Don't believe what a girl says. Why not? Because she's a girl, dummy!
In fact, I quickly learnt that a girl's only worth lay in her appearance and her ability to attract attention from the opposite sex. Those girls who happened to break the mould and actually be clever were automatically presented as repulsive at worst. At best, they were invisible, an ostracised little duckling clutching her books to her flat chest and pining after the jock. I mention flat chests because girls with a little more up front were immediately regarded as being brainless.
I have personal experience with this. I was constantly treated as an idiot by strangers because I happened to have rather large breasts for my age. For the record, I hated those too.
The fact that I was a girl meant that I couldn't enthusiastically share my love of science fiction and fantasy, because girls didn't read that stuff, and most of my female classmates - if they read at all - bought into that narrative. The fact that I was a girl meant that I had no one the chat with about how awesome video games were, because girls weren't supposed to like that stuff, and most everyone I know bought into that narrative. Girls weren't supposed to like swords, or play fighting, or action movies.
In fact, because I was a girl, when my mother told a director (who had come to our little amateur theatre group to help us stage a production of Oliver) that I was a writer, he turned to look at me and said, "Oh? Romance?" I was so insulted. I'm fairly certain my expression screamed insulted disdain (mostly because my mother quietly admonished me for it) and I flatly replied, "Fantasy."
Because I was a girl, the automatic assumption was that I wrote romance, when in fact, speculative fiction was where it was at for me (and still is). Again, I was a girl, and therefore not really meant to be into speculative fiction.
I adored all of these things, but I felt wasn't allowed to publicly do so. Because I was a girl.
And I hated it.
It led to a very aggressive rejection of everything feminine. I threw everything associated with the feminine out of my life. No dresses. No make up. No boys. NO PINK! The feminine came to mean all the things I was told it was - weak, silly, untrustworthy, vapid. And because I wasn't these things, I decided that female though I was, I was not feminine.
It has taken a long, long time and a good deal of self-reflection and deep, personal work to bring myself around.
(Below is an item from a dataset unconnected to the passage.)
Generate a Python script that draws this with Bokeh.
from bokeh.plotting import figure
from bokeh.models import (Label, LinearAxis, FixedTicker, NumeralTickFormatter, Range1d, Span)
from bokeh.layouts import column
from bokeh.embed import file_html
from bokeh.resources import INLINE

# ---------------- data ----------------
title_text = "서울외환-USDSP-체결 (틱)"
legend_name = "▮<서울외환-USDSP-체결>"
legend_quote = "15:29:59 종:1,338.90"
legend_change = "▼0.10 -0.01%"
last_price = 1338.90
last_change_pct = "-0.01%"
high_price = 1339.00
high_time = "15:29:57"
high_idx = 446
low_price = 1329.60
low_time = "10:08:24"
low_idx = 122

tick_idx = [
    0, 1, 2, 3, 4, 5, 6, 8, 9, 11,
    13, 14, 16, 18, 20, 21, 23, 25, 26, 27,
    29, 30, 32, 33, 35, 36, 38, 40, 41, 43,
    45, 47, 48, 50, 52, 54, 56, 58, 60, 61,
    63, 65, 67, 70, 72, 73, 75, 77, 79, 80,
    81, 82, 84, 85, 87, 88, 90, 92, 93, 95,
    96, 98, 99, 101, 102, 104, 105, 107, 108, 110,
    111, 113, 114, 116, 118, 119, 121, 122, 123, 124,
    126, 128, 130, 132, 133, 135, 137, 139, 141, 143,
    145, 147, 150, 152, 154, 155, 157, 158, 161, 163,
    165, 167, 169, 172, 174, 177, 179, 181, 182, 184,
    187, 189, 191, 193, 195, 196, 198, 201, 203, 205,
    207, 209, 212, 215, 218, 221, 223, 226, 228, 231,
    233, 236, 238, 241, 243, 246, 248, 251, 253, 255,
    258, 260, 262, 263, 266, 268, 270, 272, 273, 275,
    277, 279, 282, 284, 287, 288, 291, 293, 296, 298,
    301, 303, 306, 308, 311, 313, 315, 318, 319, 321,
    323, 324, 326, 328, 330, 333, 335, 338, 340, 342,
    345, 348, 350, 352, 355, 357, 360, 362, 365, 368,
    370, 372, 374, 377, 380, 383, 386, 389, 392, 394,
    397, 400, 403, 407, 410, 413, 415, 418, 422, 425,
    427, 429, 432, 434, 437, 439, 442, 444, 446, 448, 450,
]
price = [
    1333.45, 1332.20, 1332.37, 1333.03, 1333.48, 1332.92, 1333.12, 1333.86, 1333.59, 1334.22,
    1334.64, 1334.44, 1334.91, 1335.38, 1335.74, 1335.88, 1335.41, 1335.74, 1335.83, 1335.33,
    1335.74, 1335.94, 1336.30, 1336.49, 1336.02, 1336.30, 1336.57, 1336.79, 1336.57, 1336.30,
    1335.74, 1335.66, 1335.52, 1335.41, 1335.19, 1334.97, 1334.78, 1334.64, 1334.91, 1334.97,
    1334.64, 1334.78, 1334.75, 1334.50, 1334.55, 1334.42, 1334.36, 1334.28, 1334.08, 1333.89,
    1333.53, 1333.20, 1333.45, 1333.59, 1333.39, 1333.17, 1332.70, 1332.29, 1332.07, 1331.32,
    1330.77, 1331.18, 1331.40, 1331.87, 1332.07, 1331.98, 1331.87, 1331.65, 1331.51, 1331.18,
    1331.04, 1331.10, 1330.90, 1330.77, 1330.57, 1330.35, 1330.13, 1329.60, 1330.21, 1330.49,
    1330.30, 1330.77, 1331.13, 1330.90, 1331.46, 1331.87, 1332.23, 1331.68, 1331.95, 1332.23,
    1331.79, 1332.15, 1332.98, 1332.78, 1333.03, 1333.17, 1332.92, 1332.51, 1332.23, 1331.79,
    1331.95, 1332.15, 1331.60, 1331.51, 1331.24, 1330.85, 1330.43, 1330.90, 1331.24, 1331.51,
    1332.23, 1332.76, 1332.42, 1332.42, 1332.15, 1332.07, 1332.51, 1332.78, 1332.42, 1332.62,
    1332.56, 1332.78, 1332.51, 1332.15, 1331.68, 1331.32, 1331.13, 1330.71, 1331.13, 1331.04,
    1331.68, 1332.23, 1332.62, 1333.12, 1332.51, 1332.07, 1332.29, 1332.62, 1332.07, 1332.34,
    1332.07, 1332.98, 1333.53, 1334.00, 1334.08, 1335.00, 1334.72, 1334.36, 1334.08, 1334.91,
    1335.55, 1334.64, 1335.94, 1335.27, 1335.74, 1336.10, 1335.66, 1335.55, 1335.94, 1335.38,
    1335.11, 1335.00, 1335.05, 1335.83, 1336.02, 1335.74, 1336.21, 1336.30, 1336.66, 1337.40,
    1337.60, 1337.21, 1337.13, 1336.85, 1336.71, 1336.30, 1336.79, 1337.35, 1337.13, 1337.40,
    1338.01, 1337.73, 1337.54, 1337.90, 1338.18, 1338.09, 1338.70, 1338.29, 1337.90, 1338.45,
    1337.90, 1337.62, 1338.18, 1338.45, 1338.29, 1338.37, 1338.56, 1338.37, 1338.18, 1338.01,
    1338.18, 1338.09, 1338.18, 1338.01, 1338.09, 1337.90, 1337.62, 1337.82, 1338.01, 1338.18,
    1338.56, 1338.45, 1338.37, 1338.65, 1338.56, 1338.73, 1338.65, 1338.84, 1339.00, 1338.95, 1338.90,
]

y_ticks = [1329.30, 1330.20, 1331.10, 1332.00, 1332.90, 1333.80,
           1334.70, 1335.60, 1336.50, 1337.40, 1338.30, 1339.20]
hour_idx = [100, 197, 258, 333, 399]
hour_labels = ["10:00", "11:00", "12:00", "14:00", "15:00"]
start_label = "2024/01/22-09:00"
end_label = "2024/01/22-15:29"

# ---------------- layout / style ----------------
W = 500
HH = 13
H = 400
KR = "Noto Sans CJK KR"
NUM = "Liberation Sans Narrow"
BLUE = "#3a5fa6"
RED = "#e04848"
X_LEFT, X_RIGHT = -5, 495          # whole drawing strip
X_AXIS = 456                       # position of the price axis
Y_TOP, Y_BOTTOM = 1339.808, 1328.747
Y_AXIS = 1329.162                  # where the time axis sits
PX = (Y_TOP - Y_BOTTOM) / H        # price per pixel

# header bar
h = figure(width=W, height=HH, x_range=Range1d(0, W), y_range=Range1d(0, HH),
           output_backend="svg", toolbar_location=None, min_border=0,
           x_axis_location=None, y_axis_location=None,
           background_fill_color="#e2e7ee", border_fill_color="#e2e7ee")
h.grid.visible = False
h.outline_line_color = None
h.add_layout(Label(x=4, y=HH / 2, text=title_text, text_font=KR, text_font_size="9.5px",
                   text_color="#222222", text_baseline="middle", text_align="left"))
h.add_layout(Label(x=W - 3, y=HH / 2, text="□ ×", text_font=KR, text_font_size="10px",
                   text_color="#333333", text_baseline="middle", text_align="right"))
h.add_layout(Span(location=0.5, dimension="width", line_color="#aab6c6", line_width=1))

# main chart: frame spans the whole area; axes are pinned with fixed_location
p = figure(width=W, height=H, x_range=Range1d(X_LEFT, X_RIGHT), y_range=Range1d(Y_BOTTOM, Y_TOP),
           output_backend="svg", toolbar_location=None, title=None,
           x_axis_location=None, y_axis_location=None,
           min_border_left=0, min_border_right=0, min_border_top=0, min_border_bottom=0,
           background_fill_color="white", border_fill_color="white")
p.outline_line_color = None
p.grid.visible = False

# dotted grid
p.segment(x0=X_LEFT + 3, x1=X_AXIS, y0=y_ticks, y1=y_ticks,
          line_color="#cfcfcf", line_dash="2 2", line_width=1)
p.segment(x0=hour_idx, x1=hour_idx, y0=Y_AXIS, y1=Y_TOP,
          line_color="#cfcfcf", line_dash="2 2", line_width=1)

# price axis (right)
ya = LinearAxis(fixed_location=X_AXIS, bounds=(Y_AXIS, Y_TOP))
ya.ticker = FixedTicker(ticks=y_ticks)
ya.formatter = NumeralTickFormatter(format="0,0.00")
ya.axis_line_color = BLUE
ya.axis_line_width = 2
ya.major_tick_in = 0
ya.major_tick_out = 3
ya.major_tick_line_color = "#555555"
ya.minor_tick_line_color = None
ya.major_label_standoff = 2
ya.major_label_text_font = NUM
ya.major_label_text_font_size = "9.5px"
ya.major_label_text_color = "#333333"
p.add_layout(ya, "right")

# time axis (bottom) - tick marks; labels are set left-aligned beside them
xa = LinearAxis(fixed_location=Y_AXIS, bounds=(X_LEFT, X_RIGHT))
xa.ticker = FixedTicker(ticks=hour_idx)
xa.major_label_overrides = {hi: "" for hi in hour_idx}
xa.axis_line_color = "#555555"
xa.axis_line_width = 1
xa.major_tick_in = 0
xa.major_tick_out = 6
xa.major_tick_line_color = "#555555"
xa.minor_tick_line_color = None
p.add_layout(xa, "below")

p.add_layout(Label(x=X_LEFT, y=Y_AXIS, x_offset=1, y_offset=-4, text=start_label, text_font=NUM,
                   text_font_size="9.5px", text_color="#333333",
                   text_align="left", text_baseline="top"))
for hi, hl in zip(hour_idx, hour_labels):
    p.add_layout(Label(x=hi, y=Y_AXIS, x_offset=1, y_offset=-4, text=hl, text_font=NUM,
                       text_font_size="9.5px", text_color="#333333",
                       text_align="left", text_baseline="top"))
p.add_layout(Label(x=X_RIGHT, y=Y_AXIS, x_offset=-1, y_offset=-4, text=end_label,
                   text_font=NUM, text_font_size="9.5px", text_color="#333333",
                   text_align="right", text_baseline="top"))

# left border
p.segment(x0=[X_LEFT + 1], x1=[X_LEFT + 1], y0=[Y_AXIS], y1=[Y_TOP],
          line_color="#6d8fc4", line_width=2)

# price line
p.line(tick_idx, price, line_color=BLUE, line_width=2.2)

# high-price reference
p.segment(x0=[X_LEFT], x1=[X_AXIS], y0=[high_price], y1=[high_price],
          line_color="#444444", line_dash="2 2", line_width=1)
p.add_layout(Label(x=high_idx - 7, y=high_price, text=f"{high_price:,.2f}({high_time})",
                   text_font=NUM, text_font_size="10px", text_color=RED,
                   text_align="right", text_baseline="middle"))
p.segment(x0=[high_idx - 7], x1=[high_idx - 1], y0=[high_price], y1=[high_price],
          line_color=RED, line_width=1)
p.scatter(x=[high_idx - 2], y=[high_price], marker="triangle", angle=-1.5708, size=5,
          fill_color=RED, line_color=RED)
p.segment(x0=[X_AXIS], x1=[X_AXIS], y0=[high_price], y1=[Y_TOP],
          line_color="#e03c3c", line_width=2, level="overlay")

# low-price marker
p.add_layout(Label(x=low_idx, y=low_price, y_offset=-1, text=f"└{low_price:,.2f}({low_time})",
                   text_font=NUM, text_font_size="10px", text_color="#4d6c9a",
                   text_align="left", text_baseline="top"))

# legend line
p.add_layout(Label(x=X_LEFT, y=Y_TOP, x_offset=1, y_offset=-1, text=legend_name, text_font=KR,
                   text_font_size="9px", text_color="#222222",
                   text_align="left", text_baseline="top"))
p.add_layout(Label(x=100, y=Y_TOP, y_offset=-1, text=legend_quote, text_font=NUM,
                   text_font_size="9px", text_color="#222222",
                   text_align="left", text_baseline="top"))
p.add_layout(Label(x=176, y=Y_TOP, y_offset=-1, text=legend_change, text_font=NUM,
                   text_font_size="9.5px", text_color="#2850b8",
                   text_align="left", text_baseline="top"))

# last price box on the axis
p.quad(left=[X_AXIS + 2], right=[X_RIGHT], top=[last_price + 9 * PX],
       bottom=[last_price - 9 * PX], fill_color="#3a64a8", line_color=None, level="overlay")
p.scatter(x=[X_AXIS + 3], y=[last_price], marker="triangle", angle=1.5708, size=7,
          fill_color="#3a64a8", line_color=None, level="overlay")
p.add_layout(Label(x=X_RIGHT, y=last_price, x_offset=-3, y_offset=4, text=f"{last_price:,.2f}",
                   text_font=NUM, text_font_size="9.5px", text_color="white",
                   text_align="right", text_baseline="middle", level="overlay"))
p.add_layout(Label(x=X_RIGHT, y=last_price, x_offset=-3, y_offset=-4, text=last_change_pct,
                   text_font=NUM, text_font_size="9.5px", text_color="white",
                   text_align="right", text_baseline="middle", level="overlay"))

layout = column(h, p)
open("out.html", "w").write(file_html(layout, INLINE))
It has also taken a fair few really wonderful role models.
Slowly, ever so slowly, I am realising that the feminine isn't the evil we've been led to believe.
A few years ago, I started wearing skirts and dresses. I experimented a bit with make up... but only a bit. I'm still not all that fond of the stuff, and I know only the basics. I let a large part of myself I kept hidden from the world out, a small piece at a time. I had closed it away because I thought it was everything I hated; everything I didn't want to be.
Slowly, ever so slowly, I began to realise that there is absolutely no shame in being feminine, or embracing the feminine side of yourself. Because feminine is not weak. It is strong. It has power. It is not foolish, or vapid, or idiotic. Being feminine does not mean being lesser, no matter how hard current society is trying to scream otherwise.
And don't be fooled. Society is still screaming this bullshit:
There is no shame in skirts and dresses, or in in make up, or jewellery. Feminine is not weak.
So be careful about making assumptions about that girl wearing that dress. The dress isn't the whole story. She might just be able to kick your arse; because femininity isn't weak, or vapid. It's high time we stop treating it as such.
Now I'm off to kick arse in another language.